Pennington Street Warehouse | by JTP

A two-storey warehouse on the riverfront of London Docks has been converted into sustainable studio space by architecture practice JTP. In designing its own office, the practice was able to put the health and wellbeing of its staff and the existing building at the heart of the design.

Built in the early 1800s, when the docks were one of London’s biggest bases for the cargo industry, the Grade II listed building formerly stored luxury commodities such as spices, coffee and cocoa, as well as wine, rum and brandy. The warehouse closed in 1969 and was later used as the headquarters for News International media group. Now, Penning Street Warehouse is a key component in the revitalisation of the dock area as an ‘arts quarter’, due to be converted into a complex of shops, restaurants, galleries and 90 new artist studios as part of a 15-year-long conversion project.

Within the main warehouse, JTP’s new self-designed studio space activates the existing building with a number of insertions that adapt the interior for modern use while respecting the building’s history and retaining its architectural character. Subtle interventions increase

the functionality of the space by making the most of existing attributes, such as the inset arches. On the other hand, extensive structural work was required to break through into the vaulted basement, enabling the construction of a triple-height (14-m-high) atrium at the building’s heart, topped by a glazed lantern, that floods the interior with natural light.

Large, open plan and collaborative spaces are contrasted with smaller ‘quiet zones’ for concentrated work, providing a range of working environments. Shaped around the needs of its employees, JTP designed the interior space to be as flexible as possible, building on the openness of the warehouse building to facilitate communication and social interaction.

Significant targets were set to minimise the operational impact of the building: materials such as timber were chosen for their low-carbon impact and cradle-to-grave credentials; lighting uses smart systems to allow individual workspace control; and the retention of exposed brickwork provided high thermal mass.

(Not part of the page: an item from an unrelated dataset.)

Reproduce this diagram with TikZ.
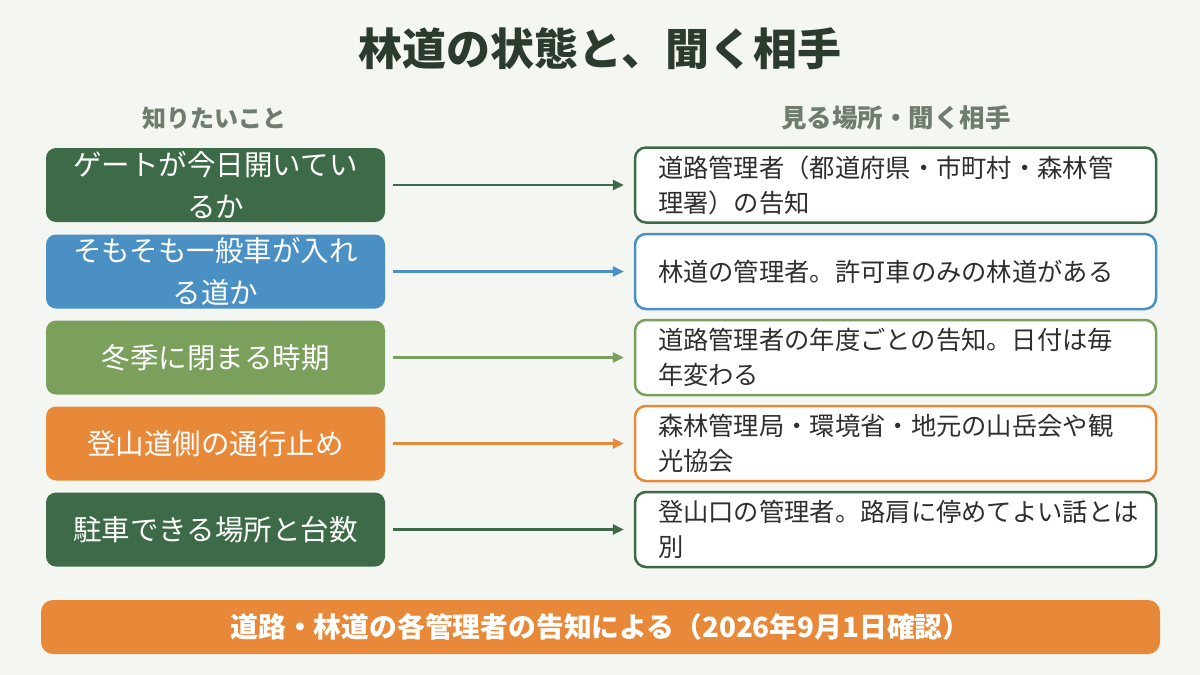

In a move to match the architectural impact with the wellness of employees, ‘active design principals’ include accessible stairways and activity spaces – to promote physical activity – plus substantial integration of plant life and air purification systems that improve air quality and “support physical, mental and emotional wellbeing”, says the design team. “Acoustic barriers embedded into furnishings, natural light and sensory elements help improve cognitive accessibility.”